Mugen_EP wrote:
kiwi. wrote:
Mugen_EP wrote:
trail wrote:
BobAjobb wrote:
...and have a bike and run pace slightly worse than this overweight 50+ year old geezer who's been ill and hardly been able to train for 4 of the past 6 months.
(I suspect their swim pace will be even more off).
🤣
Nowt to shout about really.
No one is shouting about it. OP is just saying it's pretty solid for a a couple women just coming off a few days of brutal competition.
Seriously. Context is everything. I'd love to see those here complete what these ladies did the first 3 days of the games and then attempt the triathlon on the next.
I'll never understand those that shit on other forms of physical fitness, while beating their chest regarding their chosen area of discipline.
One of reasons people rag on Crossfit is because they lover to (literally) call themselves the fittest people on earth (or the world or whatever).

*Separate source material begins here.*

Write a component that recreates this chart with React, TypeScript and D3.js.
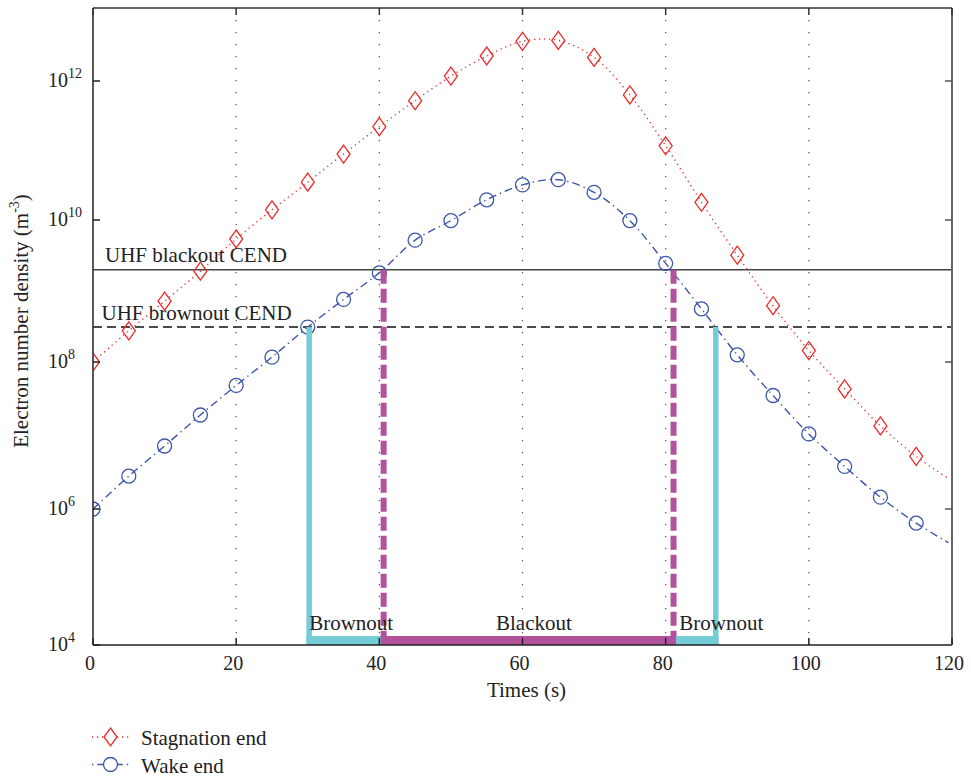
import React from "react";
import * as d3 from "d3";

// ---- data ----
const times = [0, 5, 10, 15, 20, 25, 30, 35, 40, 45, 50, 55, 60, 65, 70, 75, 80, 85, 90, 95, 100, 105, 110, 115];
const stagnation = [1.0e8, 2.75e8, 7.2e8, 1.9e9, 5.4e9, 1.4e10, 3.5e10, 8.9e10, 2.2e11, 5.2e11, 1.17e12, 2.2e12, 3.5e12, 3.6e12, 2.1e12, 6.3e11, 1.17e11, 1.8e10, 3.2e9, 6.2e8, 1.45e8, 4.3e7, 1.35e7, 5.2e6];
const wake = [1.0e6, 2.8e6, 7.2e6, 1.9e7, 4.8e7, 1.17e8, 3.1e8, 7.6e8, 1.8e9, 5.2e9, 9.8e9, 1.95e10, 3.2e10, 3.8e10, 2.5e10, 9.8e9, 2.45e9, 5.6e8, 1.26e8, 3.5e7, 1.05e7, 3.8e6, 1.45e6, 6.2e5];
const lineEndTime = 119.5;
const stagnationEnd = 2.6e6;
const wakeEnd = 3.2e5;

const blackoutCEND = 2.0e9;
const brownoutCEND = 3.1e8;
const brownoutStart = 30.2;
const blackoutStart = 40.6;
const blackoutEnd = 81.1;
const brownoutEnd = 87.0;

const xTicks = [0, 20, 40, 60, 80, 100, 120];
const yTickExps = [4, 6, 8, 10, 12];
const gridTimes = [20, 40, 60, 80, 100];

const RED = "#ee2a2a";
const BLUE = "#3b55a8";
const CYAN = "#74ccd6";
const PURPLE = "#b3529c";
const FONT = "'Liberation Serif', 'Times New Roman', serif";

export default function App() {
  const left = 93, right = 952, top = 8, bottom = 645;
  const x = d3.scaleLinear().domain([0, 120]).range([left, right]);
  const y = d3
    .scaleLog()
    .domain([1e4, 1e6, 1e8, 1e10, 1e12, 1e13])
    .range([bottom, 509, 362, 220, 81, top]);

  const line = d3
    .line<[number, number]>()
    .x((d) => x(d[0]))
    .y((d) => y(d[1]))
    .curve(d3.curveCatmullRom.alpha(0.5));

  const stagPts: [number, number][] = times.map((t, i) => [t, stagnation[i]]);
  stagPts.push([lineEndTime, stagnationEnd]);
  const wakePts: [number, number][] = times.map((t, i) => [t, wake[i]]);
  wakePts.push([lineEndTime, wakeEnd]);

  const diamond = "M0,-9L6.5,0L0,9L-6.5,0Z";
  const yB = y(1e4);
  const bandH = 9;

  return (
    <svg
      width={971}
      height={778}
      style={{ position: "absolute", left: 0, top: 0, background: "#fff" }}
      fontFamily={FONT}
    >
      <defs>
        <clipPath id="plotClip">
          <rect x={left} y={top} width={right - left} height={bottom - top} />
        </clipPath>
      </defs>
      <rect x={0} y={0} width={971} height={778} fill="#fff" />

      {/* grid */}
      {gridTimes.map((t) => (
        <line key={t} x1={x(t)} x2={x(t)} y1={top} y2={bottom} stroke="#555" strokeWidth={1.2} strokeDasharray="1.2,10.8" />
      ))}

      {/* CEND lines */}
      <line x1={left} x2={right} y1={y(blackoutCEND)} y2={y(blackoutCEND)} stroke="#444" strokeWidth={1.5} />
      <line x1={left} x2={right} y1={y(brownoutCEND)} y2={y(brownoutCEND)} stroke="#111" strokeWidth={1.5} strokeDasharray="9,5" />
      <text x={105} y={262} fontSize={21} fill="#222">UHF blackout CEND</text>
      <text x={101.5} y={320} fontSize={21} fill="#222">UHF brownout CEND</text>

      {/* data lines */}
      <g clipPath="url(#plotClip)">
        <path d={line(stagPts) || ""} fill="none" stroke={RED} strokeWidth={1.4} strokeDasharray="1.2,3.8" />
        <path d={line(wakePts) || ""} fill="none" stroke={BLUE} strokeWidth={1.4} strokeDasharray="8,4,1.4,4" />
        {times.map((t, i) => (
          <path key={"s" + i} d={diamond} transform={`translate(${x(t)},${y(stagnation[i])})`} fill="none" stroke={RED} strokeWidth={1.3} />
        ))}
        {times.map((t, i) => (
          <circle key={"w" + i} cx={x(t)} cy={y(wake[i])} r={7} fill="none" stroke={BLUE} strokeWidth={1.3} />
        ))}
      </g>

      {/* brownout / blackout markers */}
      <rect x={x(brownoutStart) - 2.75} y={yB - bandH} width={x(brownoutEnd) - x(brownoutStart) + 5.5} height={bandH} fill={CYAN} />
      <line x1={x(brownoutStart)} x2={x(brownoutStart)} y1={y(brownoutCEND)} y2={yB} stroke={CYAN} strokeWidth={5.5} />
      <line x1={x(brownoutEnd)} x2={x(brownoutEnd)} y1={y(brownoutCEND)} y2={yB} stroke={CYAN} strokeWidth={5.5} />
      <rect x={x(blackoutStart) - 3} y={yB - bandH} width={x(blackoutEnd) - x(blackoutStart) + 5.5} height={bandH} fill={PURPLE} />
      <line x1={x(blackoutStart)} x2={x(blackoutStart)} y1={y(blackoutCEND)} y2={yB - bandH} stroke={PURPLE} strokeWidth={6} strokeDasharray="14,5" />
      <line x1={x(blackoutEnd)} x2={x(blackoutEnd)} y1={y(blackoutCEND)} y2={yB - bandH} stroke={PURPLE} strokeWidth={6} strokeDasharray="14,5" />
      <text x={x(brownoutStart)} y={630} fontSize={21} fill="#222">Brownout</text>
      <text x={x(61.6)} y={630} fontSize={21} fill="#222" textAnchor="middle">Blackout</text>
      <text x={x(81.9)} y={630} fontSize={21} fill="#222">Brownout</text>

      {/* axes box */}
      <line x1={left} x2={right} y1={top} y2={top} stroke="#333" strokeWidth={1.5} />
      <line x1={left} x2={right} y1={bottom} y2={bottom} stroke="#222" strokeWidth={1.5} />
      <line x1={left} x2={left} y1={top} y2={bottom} stroke="#222" strokeWidth={1.5} />
      <line x1={right} x2={right} y1={top} y2={bottom} stroke="#666" strokeWidth={2} />

      {/* x ticks */}
      {xTicks.map((t) => (
        <g key={"xt" + t}>
          <line x1={x(t)} x2={x(t)} y1={bottom} y2={bottom - 7} stroke="#222" strokeWidth={1.5} />
          <line x1={x(t)} x2={x(t)} y1={top} y2={top + 7} stroke="#333" strokeWidth={1.5} />
          <text x={x(t) - 3} y={670} fontSize={20} textAnchor="middle" fill="#222">{t}</text>
        </g>
      ))}

      {/* y ticks */}
      {yTickExps.map((e) => (
        <g key={"yt" + e}>
          <line x1={left} x2={left + 7} y1={y(Math.pow(10, e))} y2={y(Math.pow(10, e))} stroke="#222" strokeWidth={1.5} />
          <line x1={right} x2={right - 7} y1={y(Math.pow(10, e))} y2={y(Math.pow(10, e))} stroke="#555" strokeWidth={1.5} />
          <text x={48} y={y(Math.pow(10, e)) + 6} fontSize={20} fill="#222">
            10<tspan fontSize={14} dy={-9}>{e}</tspan>
          </text>
        </g>
      ))}

      {/* axis labels */}
      <text x={x(60) + 4} y={697} fontSize={21} textAnchor="middle" fill="#222">Times (s)</text>
      <text transform="translate(28,321) rotate(-90)" fontSize={21} textAnchor="middle" fill="#222">
        Electron number density (m<tspan fontSize={14} dy={-9}>-3</tspan><tspan dy={9}>)</tspan>
      </text>

      {/* legend */}
      <g>
        <line x1={92} x2={129} y1={737} y2={737} stroke={RED} strokeWidth={1.4} strokeDasharray="1.2,3.8" />
        <path d={diamond} transform="translate(110.5,737)" fill="#fff" stroke={RED} strokeWidth={1.3} />
        <text x={141} y={744.5} fontSize={21} fill="#222">Stagnation end</text>
        <line x1={92} x2={129} y1={764.5} y2={764.5} stroke={BLUE} strokeWidth={1.4} strokeDasharray="1.4,4,8,4" />
        <circle cx={110.5} cy={764.5} r={7} fill="#fff" stroke={BLUE} strokeWidth={1.3} />
        <text x={141} y={773} fontSize={21} fill="#222">Wake end</text>
      </g>
    </svg>
  );
}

If they came up with a slightly less wanky title, like Crossfit World Champ I think it would help.
Yet no one even bats an eye when the NFL, NBA, MLB, etc etc call themselves the "World Champs" even though the sports only consist of teams in Canada and the US.
At least Crossfit is international. The whole idea is they specialize in not specializing. If there is a better all around athlete, have them go compete and call themselves what they want. I have no problem with the title because it's an open competition, open to everyone in the world.
People care less about those titles because at least they're all playing the same sport, and really unless the US try to claim they're the best at football or rugby then the NFL/NBA/MLB likely are the best in the world.
Crossfit has defined 'fittest' as the best at Crossfit. So while they might be the Crossfit World Champions, most people have a hard time accepting that they're the fittest 'man' on earth. And also possibly because it makes you sound like a wanker.